De todos os ecologistas que conheço nesta cidade - biólogos e escuteiros; vadios que dormem sob um tecto estrelado, em bancos de jardim, e passam os dias a alimentar pombos com pedaços de pão duro vasculhados nos caixotes de lixo; matilhas de freaks de garrafa de vinho e djambé em punho, amontoados nas ruas pedonais a cravar trocos para compensar a batida, e inevitavelmente rodeados de cães por todos os lados - a maior é sem dúvida a dona Margarida.

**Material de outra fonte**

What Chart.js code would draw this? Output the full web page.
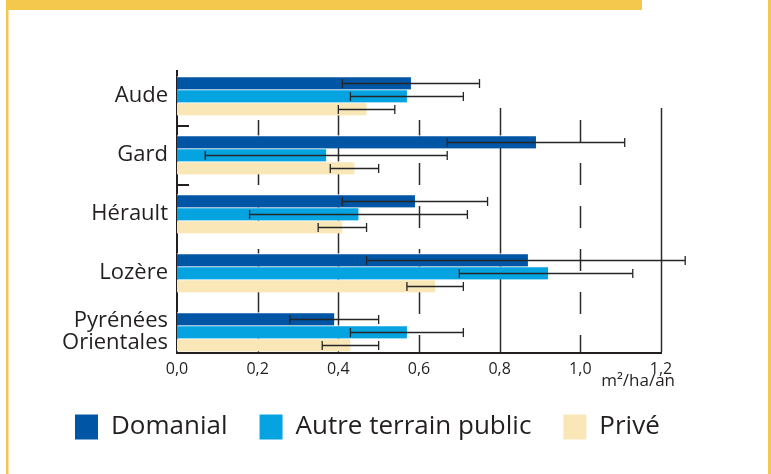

A dona Margarida vive na América, é a minha senhoria. É mulher de sentenças catastróficas, ao longo de um só dia é capaz de ordenar morte verbal a um bairro inteiro e, no entanto, derrete-se sempre que encontra qualquer animal desolado - um pombo de asa partida, um gato que o dono pretende afogar, um perro abandonado nas férias. Há dias, corria eu para a estação para apanhar o comboio para Sintra, encontrei-a na rua revoltada: «cortaram-me duas árvores.» Onde? «Ali em cima, perto da avenida de Roma.» As árvores não eram dela? Eram. As árvores são de quem as ama.
Na sua casa na América, dona Margarida acolhe os refugiados das ruas. São três cães e oito gatos, mais dois pombos de asas quebradas. Costumo encontrá-la a passear os primeiros, a bengala numa mão e duas trelas na outra [um dos perros caminha solto], mais um chapéu de padrão galês que lhe dá um ar senhorial.
A outra casa que dona Margarida tem livre no prédio serve de abrigo à passarada das redondezas. E junto à escadaria do sétimo piso, que tem alguns vidros partidos, coloca recipientes de água para as aves de Lisboa se refrescarem. Diz-me que já teve muitos mais cães, muitos mais gatos, e uma diversidade de animais que nem sequer consigo reproduzir.
A dona Margarida usa óculos, tem miopia como eu. E, ao longo destes meses de América, não foram raras as vezes que ela me convidou para almoçar.
É, repito, a maior amante dos animais que eu conheço.